Reproduce each line from the records that holds "matplotlib".

___ Supplied information ___

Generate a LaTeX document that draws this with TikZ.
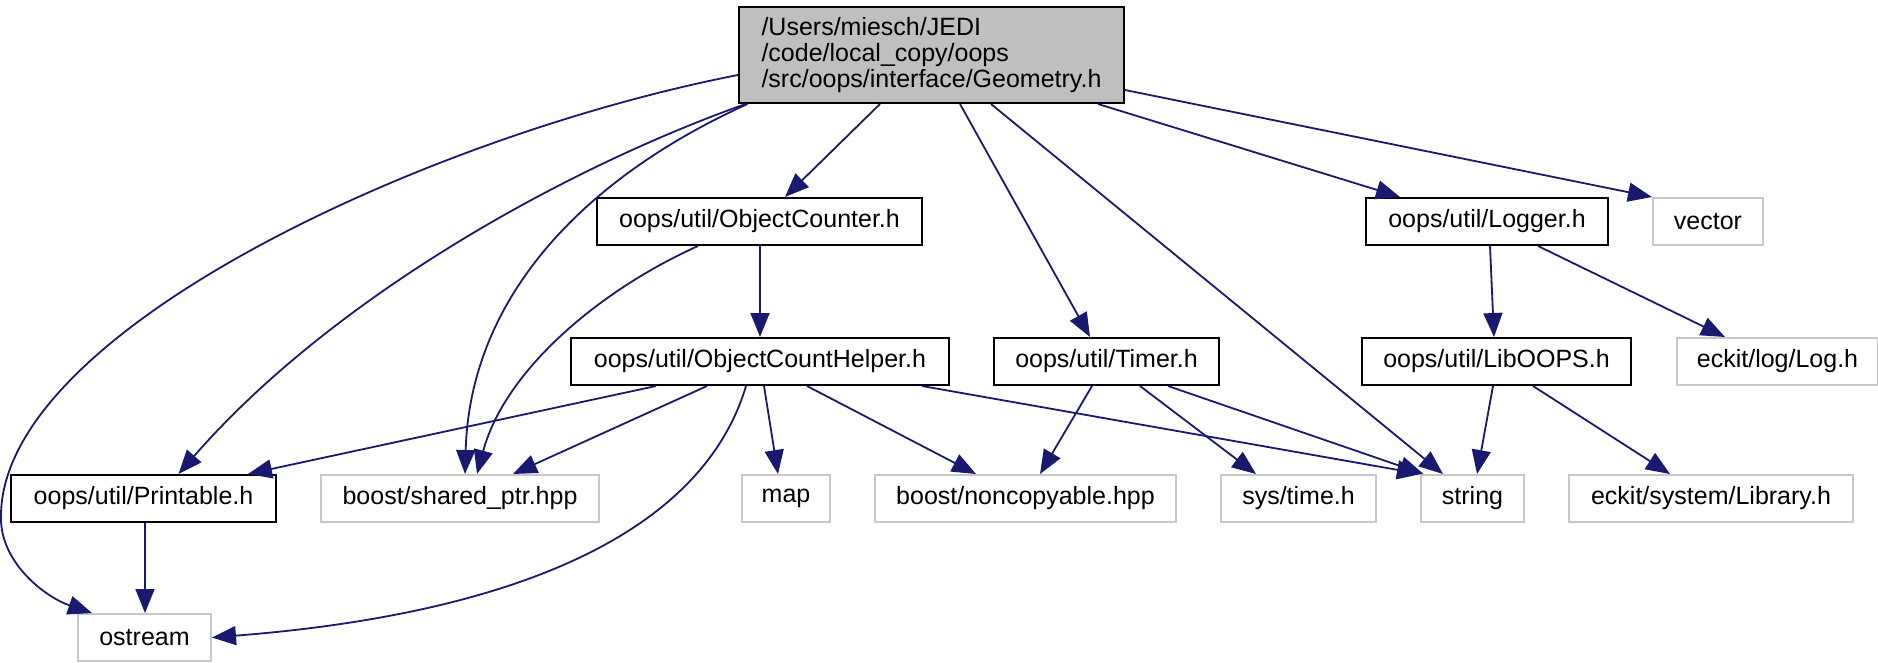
\documentclass[tikz,border=0pt]{standalone}
\usepackage{fontspec}
\setmainfont{Liberation Sans}
\usetikzlibrary{arrows.meta}
\definecolor{edgeblue}{HTML}{191970}
\definecolor{boxgrey}{HTML}{BFBFBF}
\definecolor{extgrey}{HTML}{C8C8C8}
\begin{document}
\begin{tikzpicture}[x=1pt,y=-1pt,
  every node/.style={font=\fontsize{25}{26}\selectfont, inner sep=0pt, anchor=center},
  inbox/.style={draw=black, line width=2pt, fill=white, minimum height=47pt},
  extbox/.style={draw=extgrey, line width=2pt, fill=white, minimum height=47pt},
  dep/.style={draw=edgeblue, line width=1.8pt, -{Triangle[length=24pt,width=19pt]}}
]
\useasboundingbox (0,0) rectangle (1878,662);
% nodes
\node[draw=black, line width=2pt, fill=boxgrey, minimum width=385pt, minimum height=96pt, align=left] (geo) at (931.5,55)
  {/Users/miesch/JEDI\\/code/local\_copy/oops\\/src/oops/interface/Geometry.h};
\node[inbox, minimum width=325pt] (oc) at (759.5,221.5) {oops/util/ObjectCounter.h};
\node[inbox, minimum width=242pt] (logger) at (1487,221.5) {oops/util/Logger.h};
\node[extbox, minimum width=110pt] (vector) at (1708,221.5) {vector};
\node[inbox, minimum width=378pt] (och) at (760,361.5) {oops/util/ObjectCountHelper.h};
\node[inbox, minimum width=225pt] (timer) at (1106.5,361.5) {oops/util/Timer.h};
\node[inbox, minimum width=269pt] (liboops) at (1496.5,361.5) {oops/util/LibOOPS.h};
\node[extbox, minimum width=201pt] (log) at (1777.5,361.5) {eckit/log/Log.h};
\node[inbox, minimum width=265pt] (printable) at (143.5,498.5) {oops/util/Printable.h};
\node[extbox, minimum width=278pt] (shared) at (460,498.5) {boost/shared\_ptr.hpp};
\node[extbox, minimum width=88pt] (map) at (786,498.5) {map};
\node[extbox, minimum width=301pt] (noncopy) at (1025.5,498.5) {boost/noncopyable.hpp};
\node[extbox, minimum width=155pt] (systime) at (1298.5,498.5) {sys/time.h};
\node[extbox, minimum width=103pt] (string) at (1472.5,498.5) {string};
\node[extbox, minimum width=284pt] (library) at (1711,498.5) {eckit/system/Library.h};
\node[extbox, minimum width=133pt] (ostream) at (144.5,637.5) {ostream};
% edges from Geometry.h
\draw[dep] ([yshift=-20pt]geo.west) .. controls (430,135) and (3,330) .. (1,515)
  .. controls (-1,562) and (45,597) .. ([xshift=-52.5pt]ostream.north);
\draw[dep] ([xshift=-186pt]geo.south) .. controls (560,170) and (330,300) .. ([xshift=35pt]printable.north);
\draw[dep] ([xshift=-184pt]geo.south) .. controls (580,180) and (470,300) .. ([xshift=5pt]shared.north);
\draw[dep] ([xshift=-51.5pt]geo.south) -- ([xshift=25.5pt]oc.north);
\draw[dep] ([xshift=28.5pt]geo.south) -- ([xshift=-16.5pt]timer.north);
\draw[dep] ([xshift=59.5pt]geo.south) -- ([xshift=-29.5pt]string.north);
\draw[dep] ([xshift=166.5pt]geo.south) -- ([xshift=-87pt]logger.north);
\draw[dep] ([yshift=-35pt]geo.east) -- ([xshift=-56pt]vector.north);
% ObjectCounter
\draw[dep] ([xshift=0.5pt]oc.south) -- (och.north);
\draw[dep] ([xshift=-61.5pt]oc.south) .. controls (600,290) and (505,370) .. ([xshift=17pt]shared.north);
% ObjectCountHelper
\draw[dep] ([xshift=-104pt]och.south) -- ([xshift=104.5pt]printable.north);
\draw[dep] ([xshift=-53pt]och.south) -- ([xshift=53pt]shared.north);
\draw[dep] ([xshift=-14pt]och.south) .. controls (700,540) and (500,615) .. (ostream.east);
\draw[dep] ([xshift=4pt]och.south) -- ([xshift=-8pt]map.north);
\draw[dep] ([xshift=47pt]och.south) -- ([xshift=-49.5pt]noncopy.north);
\draw[dep] ([xshift=162pt]och.south) -- ([xshift=-51.5pt]string.north);
% Timer
\draw[dep] ([xshift=-14.5pt]timer.south) -- ([xshift=14.5pt]noncopy.north);
\draw[dep] ([xshift=33.5pt]timer.south) -- ([xshift=-42.5pt]systime.north);
\draw[dep] ([xshift=61.5pt]timer.south) -- ([xshift=-49pt]string.north);
% Logger
\draw[dep] ([xshift=3pt]logger.south) -- ([xshift=-2.5pt]liboops.north);
\draw[dep] ([xshift=51pt]logger.south) -- ([xshift=-52.5pt]log.north);
% LibOOPS
\draw[dep] ([xshift=-3.5pt]liboops.south) -- ([xshift=4.5pt]string.north);
\draw[dep] ([xshift=36.5pt]liboops.south) -- ([xshift=-41pt]library.north);
% Printable
\draw[dep] ([xshift=1.5pt]printable.south) -- ([xshift=0.5pt]ostream.north);
\end{tikzpicture}
\end{document}
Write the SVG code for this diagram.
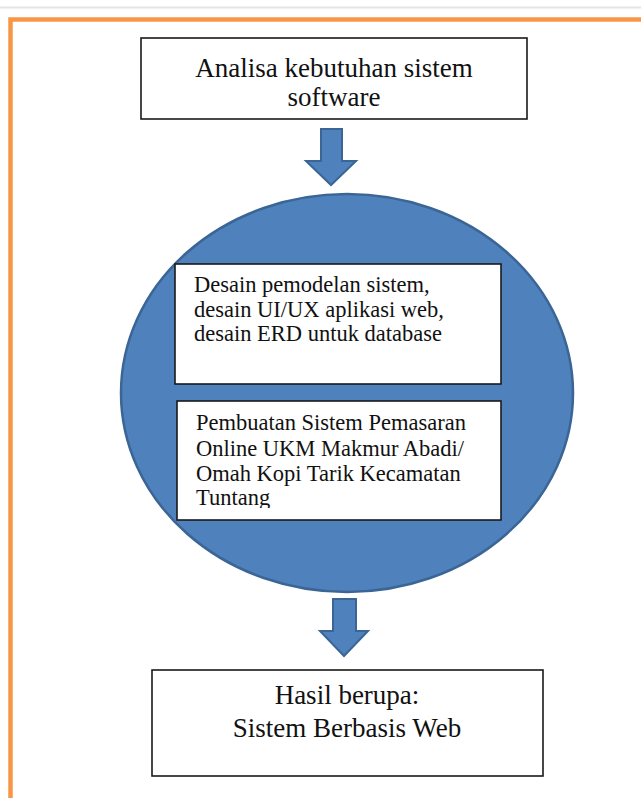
<svg xmlns="http://www.w3.org/2000/svg" width="641" height="798" viewBox="0 0 641 798">
  <style>
    .box { fill: #ffffff; stroke: #1a1a1a; stroke-width: 1.6; }
    .arrow { fill: #4F81BD; stroke: #3A6595; stroke-width: 2; stroke-linejoin: miter; }
    .big { font-family: "Liberation Serif", "Times New Roman", serif; font-size: 27px; fill: #111111; }
    .mid { font-family: "Liberation Serif", "Times New Roman", serif; font-size: 22.5px; fill: #111111; }
  </style>
  <defs>
    <clipPath id="clip3">
      <rect x="178" y="402" width="322" height="106"/>
    </clipPath>
  </defs>
  <rect x="0" y="0" width="641" height="798" fill="#ffffff"/>
  <line x1="0" y1="7.5" x2="641" y2="7.5" stroke="#e4e4e4" stroke-width="2"/>
  <g id="frame">
    <path d="M10.5,798 V19.5 H641" fill="none" stroke="#F79646" stroke-width="4.5"/>
  </g>

  <g id="analisa">
    <rect class="box" x="141" y="38" width="386" height="81"/>
    <text class="big" x="334" y="77" text-anchor="middle">Analisa kebutuhan sistem</text>
    <text class="big" x="334" y="106" text-anchor="middle">software</text>
  </g>

  <g id="ellipse">
    <ellipse cx="347" cy="393" rx="226" ry="199" fill="#4F81BD" stroke="#3A6595" stroke-width="2.5"/>
  </g>

  <g id="desain">
    <rect class="box" x="175" y="264" width="326" height="120" stroke-width="2"/>
    <text class="mid" x="194" y="292">Desain pemodelan sistem,</text>
    <text class="mid" x="194" y="317">desain UI/UX aplikasi web,</text>
    <text class="mid" x="194" y="341">desain ERD untuk database</text>
  </g>

  <g id="pembuatan">
    <rect class="box" x="177" y="401" width="324" height="119" stroke-width="2"/>
    <g clip-path="url(#clip3)">
      <text class="mid" x="196" y="430">Pembuatan Sistem Pemasaran</text>
      <text class="mid" x="196" y="456">Online UKM Makmur Abadi/</text>
      <text class="mid" x="196" y="481">Omah Kopi Tarik Kecamatan</text>
      <text class="mid" x="196" y="505">Tuntang</text>
    </g>
  </g>

  <g id="hasil">
    <rect class="box" x="152" y="670" width="391" height="106"/>
    <text class="big" x="347" y="704" text-anchor="middle">Hasil berupa:</text>
    <text class="big" x="347" y="737" text-anchor="middle">Sistem Berbasis Web</text>
  </g>

  <g id="connectors">
    <polygon class="arrow" points="321,129 342,129 342,161 356,161 331,185 306,161 321,161"/>
    <polygon class="arrow" points="333,599 356,599 356,631 368,631 344,656 320,631 333,631"/>
  </g>
</svg>
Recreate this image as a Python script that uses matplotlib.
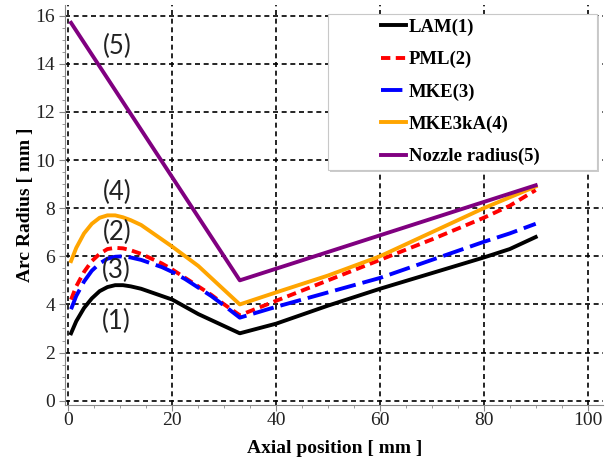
import matplotlib.pyplot as plt
from matplotlib.patches import Rectangle
from matplotlib.ticker import MultipleLocator

# axial positions (mm) where the arc radius curves were sampled
x = [0.5, 1.5, 3, 4.5, 6, 7.5, 9, 10.5, 12, 14, 16, 18, 20, 22.5, 25, 27.5,
     30, 33, 40, 50, 60, 70, 80, 85, 90]

lam = [2.8, 3.3, 3.85, 4.25, 4.55, 4.72, 4.8, 4.8, 4.75, 4.65, 4.5, 4.35,
       4.2, 3.9, 3.6, 3.35, 3.1, 2.8,
       3.2, 3.95, 4.65, 5.3, 5.95, 6.3, 6.8]
pml = [4.2, 4.75, 5.35, 5.8, 6.1, 6.3, 6.35, 6.33, 6.25, 6.1, 5.9, 5.7,
       5.45, 5.1, 4.75, 4.4, 4.0, 3.55,
       4.15, 5.0, 5.85, 6.7, 7.6, 8.1, 8.75]
mke = [3.8, 4.35, 4.95, 5.4, 5.7, 5.9, 5.98, 6.0, 5.95, 5.85, 5.7, 5.55,
       5.35, 5.05, 4.7, 4.35, 3.95, 3.45,
       3.9, 4.5, 5.1, 5.85, 6.6, 6.95, 7.35]
mke3ka = [5.8, 6.35, 6.95, 7.35, 7.6, 7.7, 7.7, 7.62, 7.5, 7.3, 7.0, 6.7,
          6.4, 6.0, 5.6, 5.1, 4.6, 4.0,
          4.5, 5.2, 6.0, 7.0, 8.0, 8.45, 8.9]

# nozzle wall: converging cone then diverging cone
nozzle_x = [0.5, 33, 90]
nozzle_r = [15.7, 5.0, 8.95]

labels = ['LAM(1)', 'PML(2)', 'MKE(3)', 'MKE3kA(4)', 'Nozzle radius(5)']
tags = ['(5)', '(4)', '(2)', '(3)', '(1)']
tag_x = [9.4, 9.3, 9.3, 9.3, 9.3]
tag_y = [14.7, 8.67, 7.01, 5.42, 3.28]

fig = plt.figure(figsize=(6.05, 4.59), dpi=100)
ax = fig.add_axes([0.108, 0.1176, 0.889, 0.872])

lw = 2.8
ax.plot(x, lam, color='black', lw=lw, label=labels[0], zorder=5)
ax.plot(x, pml, color='red', lw=lw, dashes=(2.4, 1.4), label=labels[1], zorder=5)
ax.plot(x, mke, color='blue', lw=lw, dashes=(5.5, 1.8), label=labels[2], zorder=5)
ax.plot(x, mke3ka, color='orange', lw=lw, label=labels[3], zorder=5)
ax.plot(nozzle_x, nozzle_r, color='purple', lw=lw, label=labels[4], zorder=5)

for t, tx, ty in zip(tags, tag_x, tag_y):
    ax.text(tx, ty, t, fontsize=18.5, family='Lato', color='#222222',
            ha='center', va='center', zorder=6)

ax.set_xlim(-0.6, 103)
ax.set_ylim(-0.18, 16.45)
ax.xaxis.set_major_locator(MultipleLocator(20))
ax.xaxis.set_minor_locator(MultipleLocator(5))
ax.yaxis.set_major_locator(MultipleLocator(2))
ax.yaxis.set_minor_locator(MultipleLocator(0.5))

ax.grid(True, which='major', color='black', lw=1.2, linestyle=(0, (3, 2.2)))
ax.set_axisbelow(True)

for s in ['top', 'right']:
    ax.spines[s].set_visible(False)
for s in ['left', 'bottom']:
    ax.spines[s].set_color('#888888')
    ax.spines[s].set_linewidth(0.8)

ax.tick_params(which='major', direction='out', length=4.5, width=0.8,
               color='#888888', labelsize=14, labelcolor='#222222', pad=3)
ax.tick_params(axis='x', which='major', pad=0.5)
ax.tick_params(which='minor', direction='out', length=2.5, width=0.6,
               color='#888888')
for lbl in ax.get_xticklabels() + ax.get_yticklabels():
    lbl.set_family('Liberation Serif')

ax.set_xlabel('Axial position [ mm ]', fontsize=14, fontweight='bold',
              family='Liberation Serif', labelpad=8)
ax.set_ylabel('Arc Radius [ mm ]', fontsize=14, fontweight='bold',
              family='Liberation Serif', labelpad=1)

# legend box with a soft shadow, legend entries centred inside it
bx0, by0, bw, bh = 0.488, 0.587, 0.501, 0.39
ax.add_patch(Rectangle((bx0 + 0.004, by0 - 0.006), bw, bh, transform=ax.transAxes,
                       facecolor='#cccccc', edgecolor='none', zorder=3))
ax.add_patch(Rectangle((bx0, by0), bw, bh, transform=ax.transAxes,
                       facecolor='white', edgecolor='#c8c8c8', lw=0.8, zorder=3))
leg = ax.legend(loc='center', bbox_to_anchor=(bx0 + bw / 2 - 0.004, by0 + bh / 2),
                frameon=False, handlelength=1.3, handletextpad=0.15,
                labelspacing=0.8,
                prop={'family': 'Liberation Serif', 'weight': 'bold', 'size': 13.5})
leg.set_zorder(4)

fig.savefig('out.png', dpi=100)
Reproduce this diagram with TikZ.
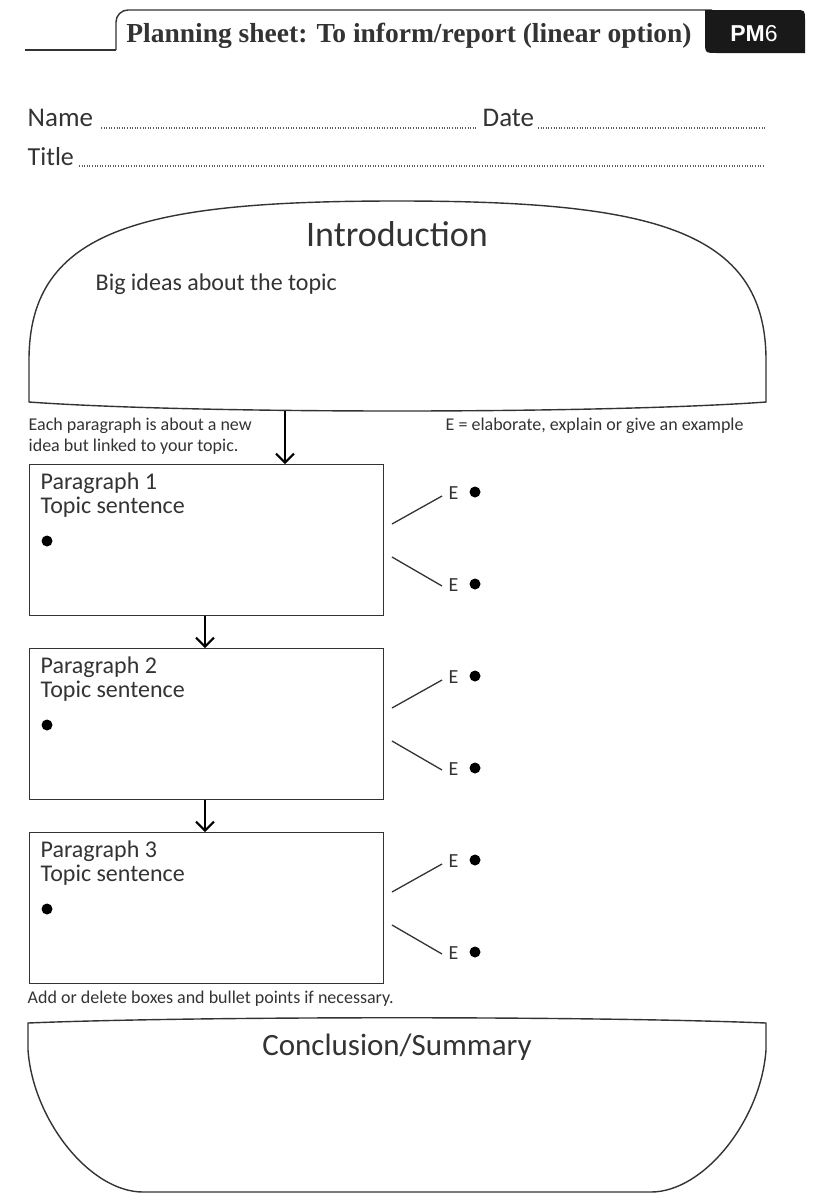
\documentclass[tikz,border=0pt]{standalone}
\usepackage{fontspec}
\setmainfont{Liberation Serif}
\newfontfamily\hand{Carlito}
\newfontfamily\pmfont{Liberation Sans}
\usetikzlibrary{arrows.meta}
\definecolor{ink}{HTML}{333333}
\begin{document}
\begin{tikzpicture}[x=1pt,y=-1pt,
  line width=1.4pt, draw=ink,
  every node/.style={text=ink, inner sep=0pt},
  pbox/.style={draw=ink, line width=1.4pt, minimum width=354pt, minimum height=151pt},
  lbl/.style={anchor=west, font=\hand\fontsize{24}{24}\selectfont},
  hdr/.style={anchor=west, font=\hand\fontsize{27}{27}\selectfont},
  note/.style={anchor=west, font=\hand\fontsize{18}{21}\selectfont, align=left},
  arr/.style={line width=2pt, draw=black, -{Straight Barb[length=9pt,width=18pt,line width=2pt]}},
  dot/.style={circle, fill=black, minimum size=11pt, inner sep=0pt},
  elbl/.style={anchor=west, font=\hand\fontsize{20}{20}\selectfont},
  dots/.style={line width=1.1pt, dash pattern=on 1pt off 1.6pt, draw=ink!80}
]
\useasboundingbox (0,0) rectangle (821,1200);

% header
\draw (25,50) -- (116,50);
\draw[rounded corners=12pt] (116,50) -- (116,10) -- (712,10);
\fill[black!90] (705,10) -- (795,10) .. controls (805,10) .. (805,20) -- (805,53) -- (717,53) .. controls (705,53) .. (705,41) -- cycle;
\node[font=\bfseries\fontsize{27.5}{27.5}\selectfont] (title) at (409,36) {Planning sheet: To inform/report (linear option)};
\node[text=white, font=\pmfont\fontsize{23}{23}\selectfont] (pm) at (754,34) {\textbf{PM}6};

% name / date / title lines
\node[hdr] (name) at (27,118) {Name};
\node[hdr] (date) at (482,118) {Date};
\node[hdr, font=\hand\fontsize{26}{26}\selectfont] (ttl) at (27,157) {Title};
\draw[dots] (101,128) -- (477,128);
\draw[dots] (538,128) -- (765,128);
\draw[dots] (79,166) -- (765,166);

% introduction dome
\draw (29,402) -- (29,360) .. controls (29,228) and (145,201) .. (397,201)
  .. controls (649,201) and (766,228) .. (766,360) -- (766,402)
  .. controls (600,414) and (194,414) .. (29,402) -- cycle;
\node[font=\hand\fontsize{36}{36}\selectfont] (intro) at (397,234) {Introduction};
\node[lbl] (big) at (95,284) {Big ideas about the topic};
\coordinate (ib) at (285,411);

\node[note] (each) at (28,436) {Each paragraph is about a new\\idea but linked to your topic.};
\node[note] (elab) at (445,426) {E = elaborate, explain or give an example};

% paragraph boxes
\foreach \i/\y in {1/464, 2/648, 3/832} {
  \node[pbox, anchor=north west] (p\i) at (29,\y) {};
  \node[lbl] (pt\i) at (40,\y+19) {Paragraph \i};
  \node[lbl] (ts\i) at (40,\y+43) {Topic sentence};
  \node[dot] (b\i) at (47,\y+77) {};
  \coordinate (u\i) at (392,\y+60);
  \coordinate (l\i) at (392,\y+93);
  \node[elbl] (eu\i) at (448,\y+29) {E};
  \node[elbl] (el\i) at (448,\y+121) {E};
  \node[dot] (du\i) at (475,\y+28) {};
  \node[dot] (dl\i) at (475,\y+120) {};
  \draw[line width=1.3pt] (u\i) -- ([xshift=-6pt,yshift=-3pt]eu\i.west);
  \draw[line width=1.3pt] (l\i) -- ([xshift=-6pt,yshift=-1pt]el\i.west);
}
\draw[arr] (ib) -- (ib |- p1.north);
\draw[arr] (p1.south -| 205,0) -- (p2.north -| 205,0);
\draw[arr] (p2.south -| 205,0) -- (p3.north -| 205,0);

\node[note] (add) at (27,999) {Add or delete boxes and bullet points if necessary.};

% conclusion bowl
\draw (28,1023) .. controls (200,1016) and (594,1016) .. (766,1023)
  -- (766,1050) .. controls (761,1120) and (704,1192) .. (651,1192)
  -- (143,1192) .. controls (90,1192) and (33,1120) .. (28,1050) -- cycle;
\node[font=\hand\fontsize{31}{31}\selectfont] (concl) at (397,1047) {Conclusion/Summary};
\end{tikzpicture}
\end{document}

___

Result:
Recreate this image as a Python script that uses matplotlib.
import matplotlib.pyplot as plt
from matplotlib.patches import Rectangle
from matplotlib.ticker import MultipleLocator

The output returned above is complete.